SWTCIE Illinois is part of a 13-state project funded by the federal government and administered by the Illinois Department of Human Services (IDHS), Division of Rehabilitation Services (DRS), in which strategies and best practices are implemented to transition individuals who have been working in a sheltered work environment to competitive integrated employment. SWTCIE Illinois has established partnerships with six agencies — two in Chicagoland, two in northwest Illinois, and two in southern Illinois — that hold 14(c) certificates and is assisting those agencies in addressing the challenges that come with making the transition to competitive integrated employment.
To help administer the project, including the important task of project evaluation, DRS collaborated with the University of Illinois Urbana-Champaign. The SWTCIE Illinois project is one of several state and federal grant-funded projects within the Illinois Institute for Rehabilitation and Employment Research (IIRER), housed within the College of Applied Health Sciences at Illinois.
“What we’re working on at SWTCIE is helping agencies build the capacity to deliver supportive employment and providing staff with training that they need to be able to go out and offer supportive employment,” said Dr. David Strauser, IIRER director and professor for the Department of Health and Kinesiology at the U. of I. “Our project is giving a roadmap to help support these agencies, transform their business models, get contracts with the state, and hire and train staff in supportive employment versus subminimum wage or 14(c) employment.”
Strauser noted that a multidimensional paradigm shift will be necessary for the efforts of SWTCIE Illinois to be successful. “It’s a full-blown educational, attitudinal change. There needs to be systemic change to support what’s happening here. It’s going to change business for both state and community agencies,” he said. “There’s a lot of red tape, and it’s a hard process, or at least that’s the perception. As a result, [community] agencies don’t always have access to the resources that will allow them to provide supportive employment. And state agencies also need to change and transform themselves to better support the [community] agencies serving individuals so that they’re better able to reach the groups they’re trying to serve and don’t become barriers themselves.”
Family education is also an important component of the project. “We’re trying to give families resources to support them,” Strauser said. “Some parents worry about integrating their older children into the community for fear that it is not safe. Other parents are afraid their children will lose Social Security benefits if they work too much. There needs to be education on how [this transition] looks and how it works, so that we can try to address their fears.”

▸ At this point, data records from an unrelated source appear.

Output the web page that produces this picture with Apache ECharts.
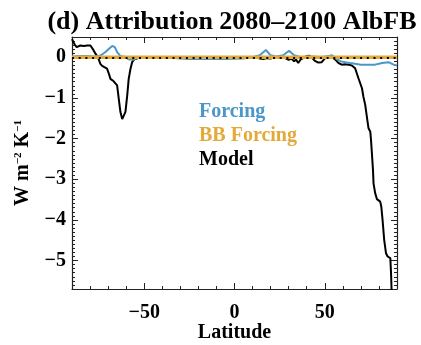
<!DOCTYPE html>
<html><head><meta charset="utf-8">
<script src="https://cdn.jsdelivr.net/npm/echarts@6/dist/echarts.min.js"></script>
<style>html,body{margin:0;padding:0;background:#fff}#c{width:421px;height:345px}</style>
</head><body><div id="c"></div>
<script>
const titleText = '(d) Attribution 2080\u20132100 AlbFB';
const seriesNames = ['Forcing', 'BB Forcing', 'Model'];
const xTickValues = [-50, 0, 50];
const yTickValues = [-5, -4, -3, -2, -1, 0];

const modelLat = [-90, -89.3, -88.4, -87.4, -86.5, -85.4, -83.5, -81.5, -79.8, -78.9, -78.0, -77.0, -76.1, -75.2, -74.3, -73.3, -72.4, -70.6, -69.6, -68.7, -67.6, -66.9, -65.9, -65.0, -64.1, -63.2, -62.2, -61.3, -60.4, -59.4, -58.6, -57.6, -56.7, -55.5, -54.5, -52, -40, -30, -20, -10, 0, 8, 10, 12, 14, 16, 18, 20, 22, 25, 28, 30, 31.5, 33, 34, 35.3, 36.5, 38, 40, 41.5, 43, 44.6, 46.4, 48.3, 50.2, 51.8, 53.5, 55.7, 57.6, 59.4, 61.3, 63.1, 65.0, 65.9, 66.8, 68.7, 70.6, 71.4, 72.4, 73.3, 74.2, 75.2, 75.6, 76.1, 76.7, 77.0, 77.9, 78.9, 80.7, 81.3, 82.0, 82.9, 83.9, 84.8, 86.3, 86.7, 87.0, 88.0];
const modelVal = [0.45, 0.38, 0.31, 0.25, 0.27, 0.29, 0.28, 0.29, 0.29, 0.26, 0.17, 0.09, 0.03, -0.05, -0.16, -0.21, -0.24, -0.28, -0.40, -0.53, -0.57, -0.59, -0.57, -0.69, -1.02, -1.34, -1.52, -1.55, -1.34, -0.93, -0.53, -0.28, -0.12, -0.05, -0.01, 0.0, 0.0, 0.0, 0.0, 0.0, 0.0, 0.0, -0.02, 0.01, -0.03, -0.04, -0.02, -0.03, 0.0, 0.0, -0.02, -0.06, -0.03, -0.10, -0.05, -0.14, -0.06, -0.02, 0.03, 0.04, -0.02, -0.09, -0.13, -0.12, -0.02, 0.0, 0.02, -0.05, -0.14, -0.18, -0.17, -0.18, -0.20, -0.23, -0.27, -0.52, -0.76, -0.97, -1.17, -1.46, -1.74, -1.83, -2.03, -2.36, -2.77, -3.10, -3.34, -3.49, -3.55, -3.67, -4.00, -4.49, -4.82, -4.90, -4.94, -5.31, -5.72, -6.0];

const forcingLat = [-90, -86, -82, -78, -75, -73, -71.5, -69.5, -67.7, -66.3, -65, -63.2, -60.4, -58.6, -56, -54, -50, -40, -30, -25, -15, -5, 5, 10, 14, 17.4, 20, 23, 27, 30.2, 33, 37, 40, 44, 48, 52, 54, 56.7, 59, 61.3, 64, 66.8, 70, 72.4, 75, 77.9, 80, 81.7, 85.3, 88.1, 90];
const forcingVal = [0.02, 0.03, 0.03, 0.02, 0.03, 0.08, 0.13, 0.21, 0.28, 0.25, 0.13, 0.03, 0.01, -0.05, -0.06, -0.01, 0.0, 0.0, -0.03, -0.04, -0.04, -0.04, -0.03, 0.0, 0.05, 0.18, 0.05, 0.02, 0.05, 0.16, 0.05, 0.0, 0.02, 0.02, 0.0, 0.03, 0.05, -0.05, -0.10, -0.12, -0.14, -0.16, -0.18, -0.18, -0.18, -0.18, -0.16, -0.14, -0.12, -0.18, -0.20];

const bbLat = [-90, -80, -70, -60, -50, -40, -30, -20, -10, 0, 10, 20, 30, 40, 50, 60, 70, 80, 90];
const bbVal = [0, 0, 0, 0, 0, 0, 0, 0, 0, 0, 0, 0, 0, 0, 0, 0, 0, 0, 0];

const colors = { 'Forcing': '#4a97c9', 'BB Forcing': '#e3aa3a', 'Model': '#000000' };
const serif = 'Liberation Serif';
const zip = (a, b) => a.map((v, i) => [v, b[i]]);
const fmt = v => String(v).replace('-', '\u2212');
const axisColor = '#222';
const lbl = { fontFamily: serif, fontWeight: 'bold', fontSize: 20, color: '#000' };

function xAx(pos, major, withLabels) {
  const a = {
    type: 'value', min: -90, max: 90, interval: 10, position: pos,
    axisLine: { show: !major, onZero: false, lineStyle: { color: axisColor, width: 1.2 } },
    axisTick: { show: true, inside: true, length: major ? 6 : 3, lineStyle: { color: axisColor, width: 1 } },
    axisLabel: { show: false },
    splitLine: { show: false }
  };
  if (major) a.axisTick.customValues = xTickValues;
  if (withLabels) {
    a.axisLabel = Object.assign({ show: true, customValues: xTickValues, formatter: fmt, margin: 14 }, lbl);
    a.name = 'Latitude';
    a.nameLocation = 'middle';
    a.nameGap = 34;
    a.nameMoveOverlap = false;
    a.nameTextStyle = Object.assign({}, lbl);
  }
  return a;
}
function yAx(pos, major, withLabels) {
  const a = {
    type: 'value', min: -5.7, max: 0.5, interval: 0.1, position: pos,
    axisLine: { show: !major, onZero: false, lineStyle: { color: axisColor, width: 1.2 } },
    axisTick: { show: true, inside: true, length: major ? 6 : 3, lineStyle: { color: axisColor, width: 1 } },
    axisLabel: { show: false },
    splitLine: { show: false }
  };
  if (major) a.axisTick.customValues = yTickValues;
  if (withLabels) {
    a.axisLabel = Object.assign({ show: true, customValues: yTickValues, formatter: fmt, margin: 6 }, lbl);
    a.name = 'W m{s|\u22122} K{s|\u22121}';
    a.nameLocation = 'middle';
    a.nameGap = 39;
    a.nameMoveOverlap = false;
    a.nameRotate = 90;
    a.nameTextStyle = Object.assign({}, lbl, { rich: { s: { fontFamily: serif, fontSize: 11, verticalAlign: 'top', color: '#000' } } });
  }
  return a;
}

const chart = echarts.init(document.getElementById('c'), null, { renderer: 'canvas' });
chart.setOption({
  animation: false,
  backgroundColor: '#fff',
  title: {
    text: titleText, left: 227, top: 4, textAlign: 'center',
    textStyle: { fontFamily: serif, fontWeight: 'bold', fontSize: 26, color: '#000' }
  },
  grid: { left: 72, right: 24, top: 37, bottom: 56, containLabel: false, outerBoundsMode: 'none' },
  legend: {
    orient: 'vertical', left: 189, top: 97, icon: 'none', itemWidth: 0, itemHeight: 10, itemGap: 4,
    selectedMode: false,
    textStyle: { fontFamily: serif, fontWeight: 'bold', fontSize: 20, lineHeight: 20 },
    data: seriesNames.map(n => ({ name: n, textStyle: { color: colors[n] } }))
  },
  xAxis: [xAx('bottom', false, false), xAx('bottom', true, true), xAx('top', false, false), xAx('top', true, false)],
  yAxis: [yAx('left', false, false), yAx('left', true, true), yAx('right', false, false), yAx('right', true, false)],
  series: [
    { name: 'Model', type: 'line', xAxisIndex: 0, yAxisIndex: 0, data: zip(modelLat, modelVal), symbol: 'none', clip: true,
      lineStyle: { color: colors['Model'], width: 2 }, itemStyle: { color: colors['Model'] } },
    { name: 'Forcing', type: 'line', xAxisIndex: 0, yAxisIndex: 0, data: zip(forcingLat, forcingVal), symbol: 'none', clip: true,
      lineStyle: { color: colors['Forcing'], width: 2 }, itemStyle: { color: colors['Forcing'] } },
    { name: 'BB Forcing', type: 'line', xAxisIndex: 0, yAxisIndex: 0, data: zip(bbLat, bbVal), symbol: 'none', clip: true,
      lineStyle: { color: colors['BB Forcing'], width: 3.5 }, itemStyle: { color: colors['BB Forcing'] },
      markLine: { silent: true, symbol: 'none', label: { show: false },
        lineStyle: { color: '#000', width: 2, type: [2, 4.7] }, data: [{ yAxis: 0 }] } }
  ]
});
</script>
</body></html>
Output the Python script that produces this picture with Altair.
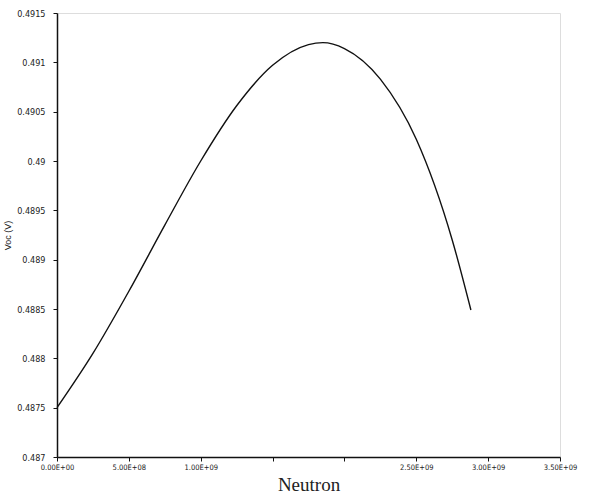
import altair as alt
import pandas as pd

# Traced curve (Neutron fluence vs Voc)
neutron = [0, 2.5e8, 5.0e8, 7.5e8, 1.0e9, 1.25e9, 1.5e9, 1.75e9, 1.85e9, 2.0e9,
           2.25e9, 2.5e9, 2.75e9, 2.88e9]
voc = [0.48750, 0.48805, 0.48868, 0.48935, 0.49000, 0.49056, 0.49097, 0.49118, 0.49120,
       0.49114, 0.49083, 0.49022, 0.48920, 0.48849]

x_ticks = [0, 5e8, 1e9, 1.5e9, 2e9, 2.5e9, 3e9, 3.5e9]
x_labels = ["0.00E+00", "5.00E+08", "1.00E+09", "", "", "2.50E+09", "3.00E+09", "3.50E+09"]
y_ticks = [0.487, 0.4875, 0.488, 0.4885, 0.489, 0.4895, 0.49, 0.4905, 0.491, 0.4915]

df = pd.DataFrame({"neutron": neutron, "voc": voc})

label_expr = " : ".join(
    f"datum.value == {v:.0f} ? '{l}'" for v, l in zip(x_ticks, x_labels)
) + " : ''"

label_font = "Liberation Sans Narrow, DejaVu Sans Condensed, Liberation Sans"

chart = alt.Chart(df).mark_line(
    color="#111111", strokeWidth=1.4, interpolate="monotone"
).encode(
    x=alt.X("neutron:Q",
            scale=alt.Scale(domain=[0, 3.5e9], nice=False, zero=False),
            axis=alt.Axis(values=x_ticks, labelExpr=label_expr, title="Neutron",
                          grid=False, tickSize=4, labelPadding=2,
                          labelFont=label_font, labelFontSize=7.5, labelColor="#222222",
                          labelFlush=False, labelOverlap=False,
                          titleFont="Liberation Serif", titleFontSize=19,
                          titleFontWeight="normal", titleColor="#222222",
                          titleBaseline="alphabetic", titleY=33,
                          domainColor="#111111", domainWidth=1.5,
                          tickColor="#111111")),
    y=alt.Y("voc:Q",
            scale=alt.Scale(domain=[0.487, 0.4915], nice=False, zero=False),
            axis=alt.Axis(values=y_ticks, format="~g", title="Voc (V)",
                          grid=False, tickSize=4, labelPadding=8,
                          labelFont=label_font, labelFontSize=9, labelColor="#222222",
                          labelOverlap=False,
                          titleFont="Liberation Sans", titleFontSize=9,
                          titleFontWeight="normal", titleColor="#222222",
                          titleX=-45, titleAnchor="middle",
                          domainColor="#111111", domainWidth=1.5,
                          tickColor="#111111")),
).properties(
    width=503, height=444,
    padding={"left": 57, "top": 13, "right": 35, "bottom": 39},
    autosize=alt.AutoSizeParams(type="none"),
).configure_view(stroke=None).configure(background="white")

chart.save("out.html", embed_options={"renderer": "svg", "actions": False})
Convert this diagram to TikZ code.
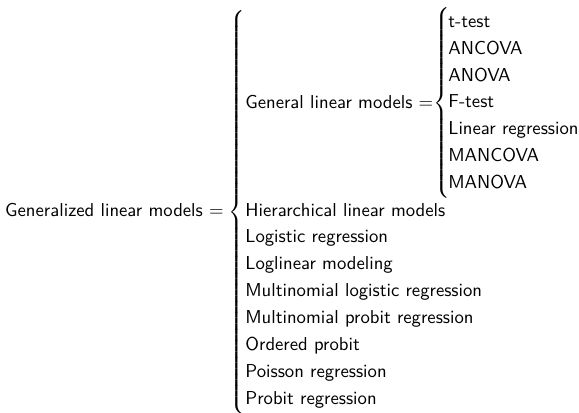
\documentclass[tikz,border=0pt]{standalone}
\usepackage{amsmath}
\usetikzlibrary{positioning}

% a curly brace of a given height, centred on the math axis
\newcommand{\tallbrace}[1]{$\delimiterfactor=1000 \delimitershortfall=0pt
  \left\{\vcenter{\hrule height #1 width 0pt}\right.$}

\begin{document}
\begin{tikzpicture}[
    x=0.535pt, y=-0.535pt,
    term/.style={font=\sffamily, inner sep=0pt, anchor=base west},
    bracenode/.style={inner sep=0pt, anchor=west}
]
\useasboundingbox (0,0) rectangle (579,412);

\node[term, anchor=base east] (glm) at (224,216) {Generalized linear models $=$};
\node[bracenode] (outer) at (228,212) {\tallbrace{214pt}};

\node[term] (general) at (245,108) {General linear models $=$};
\node[bracenode] (inner) at (433,103) {\tallbrace{100pt}};

% members of the general linear models
\foreach \name [count=\i from 0] in {t-test, ANCOVA, ANOVA, F-test,
    Linear regression, MANCOVA, MANOVA}
  \node[term] (gen\i) at (448,27.2+26.93*\i) {\name};

% the other generalized linear models
\foreach \name [count=\i from 0] in {Hierarchical linear models,
    Logistic regression, Loglinear modeling,
    Multinomial logistic regression, Multinomial probit regression,
    Ordered probit, Poisson regression, Probit regression}
  \node[term] (other\i) at (245,216+26.93*\i) {\name};

\end{tikzpicture}
\end{document}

Strauser emphasized that while the project is focused on transitioning from subminimum wage to competitive integrated employment, the key is ensuring that the needs of individuals with disabilities are met appropriately and in a way that recognizes their dignity. “For those who don’t or can’t work, there will be other programming available to them, such as day rehabilitation programs. What we’re trying to do is not to eliminate those programs, but to let people into the community and to maximize and provide the best opportunities for the ones who want to work,” he said. “We want people to have access to good, competitive jobs that are paid at a respectable, dignified wage.”